◆ Your objective: Will you output all of the data below exactly, omitting the images?

** START Data extract **

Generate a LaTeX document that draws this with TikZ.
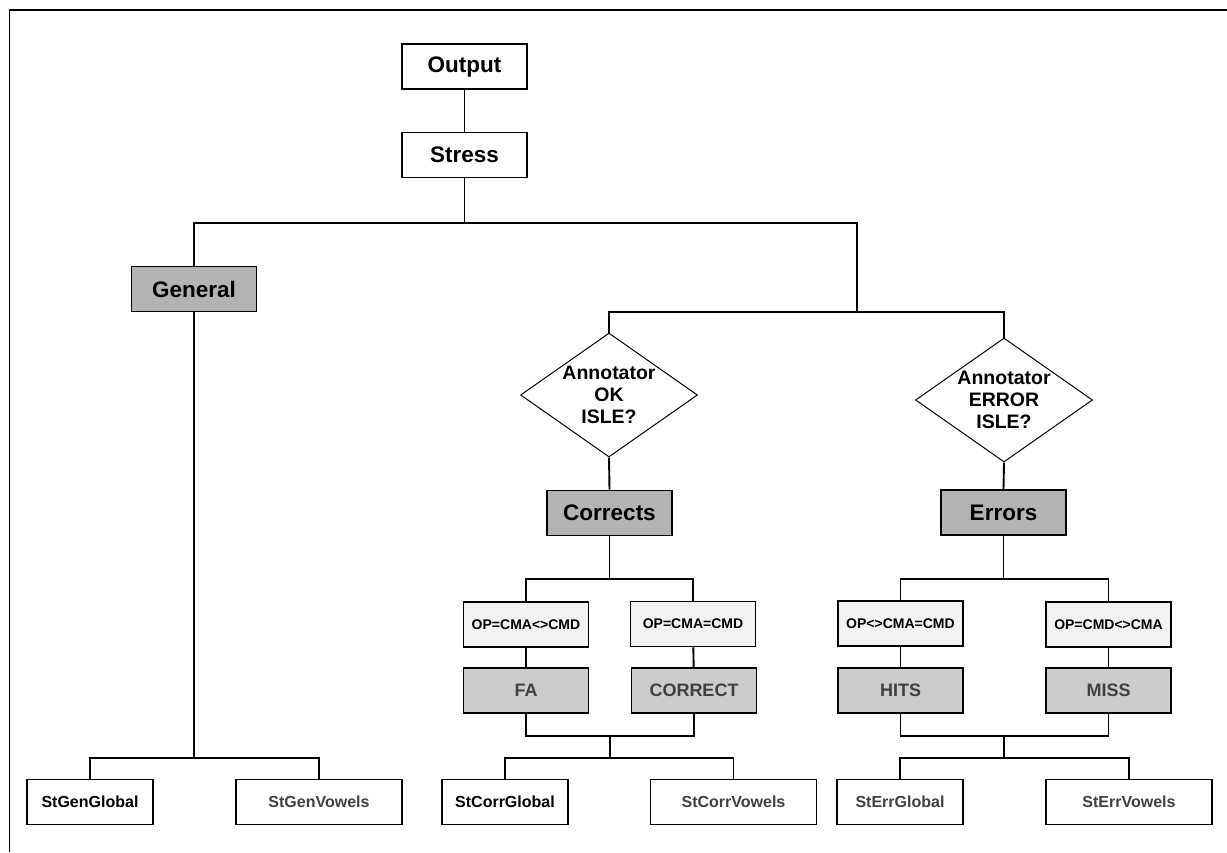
\documentclass[tikz,border=0pt]{standalone}
\usepackage{fontspec}
\setmainfont{Liberation Sans}
\usetikzlibrary{shapes.geometric,positioning}
\definecolor{groupgray}{RGB}{179,179,179}
\definecolor{testgray}{RGB}{242,242,242}
\definecolor{resultgray}{RGB}{204,204,204}
\definecolor{textgray}{RGB}{64,64,64}

\begin{document}
\begin{tikzpicture}[x=1pt, y=-1pt, line width=1.9pt,
  topbox/.style={rectangle, draw, fill=white, minimum width=125pt, minimum height=45pt, inner sep=0pt, font=\fontsize{22.5}{26}\selectfont\bfseries},
  groupbox/.style={topbox, fill=groupgray},
  question/.style={diamond, draw, line width=1pt, fill=white, minimum width=177pt, minimum height=124pt, inner sep=0pt},
  qtext/.style={align=center, inner sep=0pt, font=\fontsize{19.5}{22}\selectfont\bfseries},
  testbox/.style={rectangle, draw, fill=testgray, minimum width=125pt, minimum height=45pt, inner sep=0pt, font=\fontsize{14}{16}\selectfont\bfseries},
  resultbox/.style={testbox, fill=resultgray, text=textgray, font=\fontsize{18}{21}\selectfont\bfseries},
  leafbox/.style={rectangle, draw, fill=white, minimum width=126pt, minimum height=45pt, inner sep=0pt, font=\fontsize{16}{19}\selectfont\bfseries},
  wideleaf/.style={leafbox, minimum width=166pt, text=textgray}]

\useasboundingbox (0,0) rectangle (1227,852);
\draw (9.5,852) -- (9.5,10) -- (1227,10);

% top of the tree
\node[topbox] (output) at (464.5,66.5) {Output};
\node[topbox] (stress) at (464.5,155) {Stress};
\node[groupbox] (general) at (194,289) {General};

\node[question] (okq) at (609,395) {};
\node[qtext] (okqtext) at (okq) {Annotator\\OK\\ISLE?};
\node[question] (errq) at (1004,400) {};
\node[qtext] (errqtext) at (errq) {Annotator\\ERROR\\ISLE?};

\node[groupbox] (corrects) at (609.5,513) {Corrects};
\node[groupbox] (errors) at (1003.5,512.5) {Errors};

% tests and results
\node[testbox] (opfa) at (526,624.5) {OP=CMA<>CMD};
\node[testbox] (opcor) at (693,624) {OP=CMA=CMD};
\node[testbox] (ophit) at (900.5,623.5) {OP<>CMA=CMD};
\node[testbox] (opmiss) at (1108.5,624.5) {OP=CMD<>CMA};
\node[resultbox] (fa) at (526,690.5) {FA};
\node[resultbox] (correct) at (694,690.5) {CORRECT};
\node[resultbox] (hits) at (900.5,690.5) {HITS};
\node[resultbox] (miss) at (1108.5,690.5) {MISS};

% leaves
\node[leafbox] (stgenglobal) at (90,802) {StGenGlobal};
\node[wideleaf] (stgenvowels) at (319,802) {StGenVowels};
\node[leafbox] (stcorrglobal) at (505,802) {StCorrGlobal};
\node[wideleaf] (stcorrvowels) at (733.5,802) {StCorrVowels};
\node[leafbox, text=textgray] (sterrglobal) at (900,802) {StErrGlobal};
\node[wideleaf] (sterrvowels) at (1129,802) {StErrVowels};

\coordinate (topbus) at (464.5,223);
\coordinate (rsplit) at (857,312);
\coordinate (corrbus) at (609.5,579);
\coordinate (errbus) at (1003.5,579);
\coordinate (corrjoin) at (610,736);
\coordinate (errjoin) at (1004,736);
\coordinate (genlow) at (194,758);
\coordinate (corrlow) at (610,758);
\coordinate (errlow) at (1004,758);

\draw (output) -- (stress);
\draw (stress) -- (topbus);
\draw (general.north) |- (topbus) -| (rsplit);
\draw (okq.north) |- (rsplit) -| (errq.north);
\draw (okq.south) -- (corrects.north);
\draw (errq.south) -- (errors.north);

\draw (corrects.south) -- (corrbus);
\draw (opfa.north) |- (corrbus) -| (opcor.north);
\draw (errors.south) -- (errbus);
\draw (ophit.north) |- (errbus) -| (opmiss.north);
\draw (opfa) -- (fa);
\draw (opcor) -- (correct);
\draw (ophit) -- (hits);
\draw (opmiss) -- (miss);
\draw (fa.south) |- (corrjoin) -| (correct.south);
\draw (hits.south) |- (errjoin) -| (miss.south);

\draw (general.south) -- (genlow);
\draw (corrjoin) -- (corrlow);
\draw (errjoin) -- (errlow);
\draw (stgenglobal.north) |- (genlow) -| (stgenvowels.north);
\draw (stcorrglobal.north) |- (corrlow) -| (stcorrvowels.north);
\draw (sterrglobal.north) |- (errlow) -| (sterrvowels.north);

\end{tikzpicture}
\end{document}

** END Data extract **

◆ Solution for this task:
Generate a LaTeX document that draws this with TikZ.
\documentclass[tikz,border=0pt]{standalone}
\usepackage{fontspec}
\setmainfont{Liberation Sans}
\usetikzlibrary{shapes.geometric,positioning}
\definecolor{groupgray}{RGB}{179,179,179}
\definecolor{testgray}{RGB}{242,242,242}
\definecolor{resultgray}{RGB}{204,204,204}
\definecolor{textgray}{RGB}{64,64,64}

\begin{document}
\begin{tikzpicture}[x=1pt, y=-1pt, line width=1.9pt,
  topbox/.style={rectangle, draw, fill=white, minimum width=125pt, minimum height=45pt, inner sep=0pt, font=\fontsize{22.5}{26}\selectfont\bfseries},
  groupbox/.style={topbox, fill=groupgray},
  question/.style={diamond, draw, line width=1pt, fill=white, minimum width=177pt, minimum height=124pt, inner sep=0pt},
  qtext/.style={align=center, inner sep=0pt, font=\fontsize{19.5}{22}\selectfont\bfseries},
  testbox/.style={rectangle, draw, fill=testgray, minimum width=125pt, minimum height=45pt, inner sep=0pt, font=\fontsize{14}{16}\selectfont\bfseries},
  resultbox/.style={testbox, fill=resultgray, text=textgray, font=\fontsize{18}{21}\selectfont\bfseries},
  leafbox/.style={rectangle, draw, fill=white, minimum width=126pt, minimum height=45pt, inner sep=0pt, font=\fontsize{16}{19}\selectfont\bfseries},
  wideleaf/.style={leafbox, minimum width=166pt, text=textgray}]

\useasboundingbox (0,0) rectangle (1227,852);
\draw (9.5,852) -- (9.5,10) -- (1227,10);

% top of the tree
\node[topbox] (output) at (464.5,66.5) {Output};
\node[topbox] (stress) at (464.5,155) {Stress};
\node[groupbox] (general) at (194,289) {General};

\node[question] (okq) at (609,395) {};
\node[qtext] (okqtext) at (okq) {Annotator\\OK\\ISLE?};
\node[question] (errq) at (1004,400) {};
\node[qtext] (errqtext) at (errq) {Annotator\\ERROR\\ISLE?};

\node[groupbox] (corrects) at (609.5,513) {Corrects};
\node[groupbox] (errors) at (1003.5,512.5) {Errors};

% tests and results
\node[testbox] (opfa) at (526,624.5) {OP=CMA<>CMD};
\node[testbox] (opcor) at (693,624) {OP=CMA=CMD};
\node[testbox] (ophit) at (900.5,623.5) {OP<>CMA=CMD};
\node[testbox] (opmiss) at (1108.5,624.5) {OP=CMD<>CMA};
\node[resultbox] (fa) at (526,690.5) {FA};
\node[resultbox] (correct) at (694,690.5) {CORRECT};
\node[resultbox] (hits) at (900.5,690.5) {HITS};
\node[resultbox] (miss) at (1108.5,690.5) {MISS};

% leaves
\node[leafbox] (stgenglobal) at (90,802) {StGenGlobal};
\node[wideleaf] (stgenvowels) at (319,802) {StGenVowels};
\node[leafbox] (stcorrglobal) at (505,802) {StCorrGlobal};
\node[wideleaf] (stcorrvowels) at (733.5,802) {StCorrVowels};
\node[leafbox, text=textgray] (sterrglobal) at (900,802) {StErrGlobal};
\node[wideleaf] (sterrvowels) at (1129,802) {StErrVowels};

\coordinate (topbus) at (464.5,223);
\coordinate (rsplit) at (857,312);
\coordinate (corrbus) at (609.5,579);
\coordinate (errbus) at (1003.5,579);
\coordinate (corrjoin) at (610,736);
\coordinate (errjoin) at (1004,736);
\coordinate (genlow) at (194,758);
\coordinate (corrlow) at (610,758);
\coordinate (errlow) at (1004,758);

\draw (output) -- (stress);
\draw (stress) -- (topbus);
\draw (general.north) |- (topbus) -| (rsplit);
\draw (okq.north) |- (rsplit) -| (errq.north);
\draw (okq.south) -- (corrects.north);
\draw (errq.south) -- (errors.north);

\draw (corrects.south) -- (corrbus);
\draw (opfa.north) |- (corrbus) -| (opcor.north);
\draw (errors.south) -- (errbus);
\draw (ophit.north) |- (errbus) -| (opmiss.north);
\draw (opfa) -- (fa);
\draw (opcor) -- (correct);
\draw (ophit) -- (hits);
\draw (opmiss) -- (miss);
\draw (fa.south) |- (corrjoin) -| (correct.south);
\draw (hits.south) |- (errjoin) -| (miss.south);

\draw (general.south) -- (genlow);
\draw (corrjoin) -- (corrlow);
\draw (errjoin) -- (errlow);
\draw (stgenglobal.north) |- (genlow) -| (stgenvowels.north);
\draw (stcorrglobal.north) |- (corrlow) -| (stcorrvowels.north);
\draw (sterrglobal.north) |- (errlow) -| (sterrvowels.north);

\end{tikzpicture}
\end{document}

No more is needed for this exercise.